The United States is boosting fuel efficiency standards in automobiles for the first time in 32 years. VOA White House Correspondent Scott Stearns reports, President Bush signed the new standards into law.
The new energy policy requires cars and light trucks sold in the United States to average 15 kilometers per liter by 2020. That is nearly five more kilometers per liter of fuel than American motor vehicles currently average.
It sets tougher efficiency requirements for refrigerators, freezers, and dishwashers, and requires a 70 percent increase in the efficiency of light bulbs.
President Bush says the measures address one of the most serious long-term challenges facing the nation: dependence on foreign oil.

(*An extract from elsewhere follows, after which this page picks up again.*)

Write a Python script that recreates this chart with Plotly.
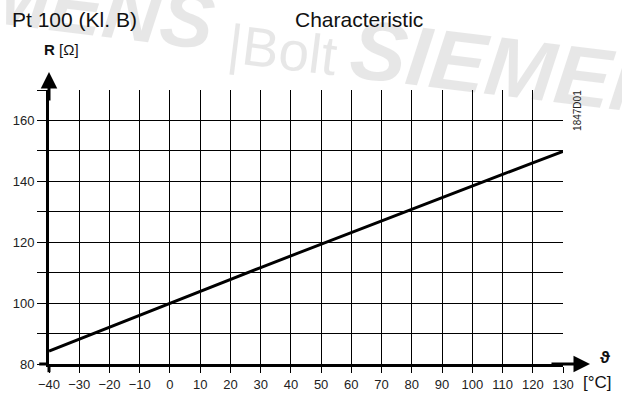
import plotly.graph_objects as go

# Pt 100 resistance characteristic (IEC 60751, class B)
temperature_c = [-40, -30, -20, -10, 0, 10, 20, 30, 40, 50, 60, 70, 80, 90, 100, 110, 120, 130]
resistance_ohm = [84.27, 88.22, 92.16, 96.09, 100.00, 103.90, 107.79, 111.67, 115.54,
                  119.40, 123.24, 127.08, 130.90, 134.71, 138.51, 142.29, 146.07, 149.83]

x_ticks = list(range(-40, 131, 10))
x_tick_text = [str(v).replace("-", "\u2212") for v in x_ticks]
y_ticks = list(range(80, 171, 10))
y_tick_text = [str(v) if v % 20 == 0 and v < 170 else "" for v in y_ticks]

FONT = "Liberation Sans, Arial, sans-serif"

fig = go.Figure()
fig.add_trace(go.Scatter(
    x=temperature_c, y=resistance_ohm, mode="lines",
    line=dict(color="black", width=3), hoverinfo="skip", showlegend=False,
))

axis_common = dict(
    showgrid=True, gridcolor="black", gridwidth=1.3,
    zeroline=False, showline=True, linecolor="black", linewidth=3,
    ticks="outside", tickcolor="black", tickwidth=1.3,
    tickfont=dict(family=FONT, size=13, color="#222"),
    fixedrange=True, automargin=False,
)

fig.update_xaxes(range=[-40, 130], tickvals=x_ticks, ticktext=x_tick_text,
                 ticklen=6, **axis_common)
fig.update_yaxes(range=[80, 170], tickvals=y_ticks, ticktext=y_tick_text,
                 ticklen=9, **axis_common)


def label(text, x, y, size, angle=0, color="#111", opacity=1.0, xanchor="center"):
    return dict(xref="paper", yref="paper", x=x, y=y, xanchor=xanchor, yanchor="middle",
                showarrow=False, text=text, textangle=angle, opacity=opacity,
                font=dict(family=FONT, size=size, color=color))


annotations = [
    # faint background watermark
    label("<b><i>SIEMENS</i></b>", -0.027, 1.328, 80, angle=7, color="black", opacity=0.09),
    label("|Bolt", 0.455, 1.146, 55, angle=7, color="black", opacity=0.09),
    label("<b><i>SIEMENS</i></b>", 0.954, 1.07, 84, angle=7, color="black", opacity=0.09),
    # titles
    label("Pt 100 (Kl. B)", -0.0759, 1.259, 21, xanchor="left"),
    label("Characteristic", 0.4747, 1.259, 21, xanchor="left"),
    # axis names
    label("<b>R</b> [\u03a9]", -0.0136, 1.146, 15, xanchor="left"),
    label("<b>\u03d1</b>", 1.0817, 0.022, 17),
    label("[\u00b0C]", 1.068, -0.0693, 17),
    # drawing number
    label("1847D01", 1.027, 0.927, 10, angle=-90, color="#222"),
    # axis arrows
    dict(xref="paper", yref="paper", x=0, y=1.0657, ax=0, ay=30,
         axref="pixel", ayref="pixel", showarrow=True, text="",
         arrowhead=2, arrowsize=1.1, arrowwidth=3, arrowcolor="black"),
    dict(xref="paper", yref="paper", x=1.0525, y=0, ax=-40, ay=0,
         axref="pixel", ayref="pixel", showarrow=True, text="",
         arrowhead=2, arrowsize=1.1, arrowwidth=3, arrowcolor="black"),
]

fig.update_layout(
    width=622, height=394,
    margin=dict(l=49, r=59, t=90, b=30, autoexpand=False),
    paper_bgcolor="white", plot_bgcolor="rgba(0,0,0,0)",
    annotations=annotations,
    shapes=[
        # short stubs where the axes cross
        dict(type="line", xref="paper", yref="paper", x0=0, x1=0, y0=-0.03, y1=0,
             line=dict(color="black", width=3)),
        dict(type="line", xref="paper", yref="paper", x0=-0.019, x1=0, y0=0, y1=0,
             line=dict(color="black", width=3)),
    ],
)

fig.write_html("out.html")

"Because this dependence harms us economically through high and volatile prices at the gas pump," the president explained. "The dependence creates pollution and contributes to greenhouse gas emissions. It threatens our national security by making us vulnerable to hostile regimes in unstable regions of the world. It makes us vulnerable to terrorists who might attack oil infrastructure."
The law does not go as far as the president's goal of cutting American gasoline use by 20 percent in 10 years, but it does have much of the funding for ethanol that Mr. Bush requested.
The law requires the annual production of more than 136 billion liters of renewable fuels by 2022. Of that total, more than half of the ethanol must come from sources other than corn, such as wood chips or switch grass.
The law also sets tougher efficiency standards for the construction of new commercial properties and improvements in federal buildings.
The bill passed Congress only after Democrats agreed to cut billions of dollars in new taxes on oil companies that were to be used to subsidize wind, solar, and geothermal production. President Bush threatened to veto the measure if it included those higher costs and a requirement for utilities to produce more electric power from renewable sources of energy.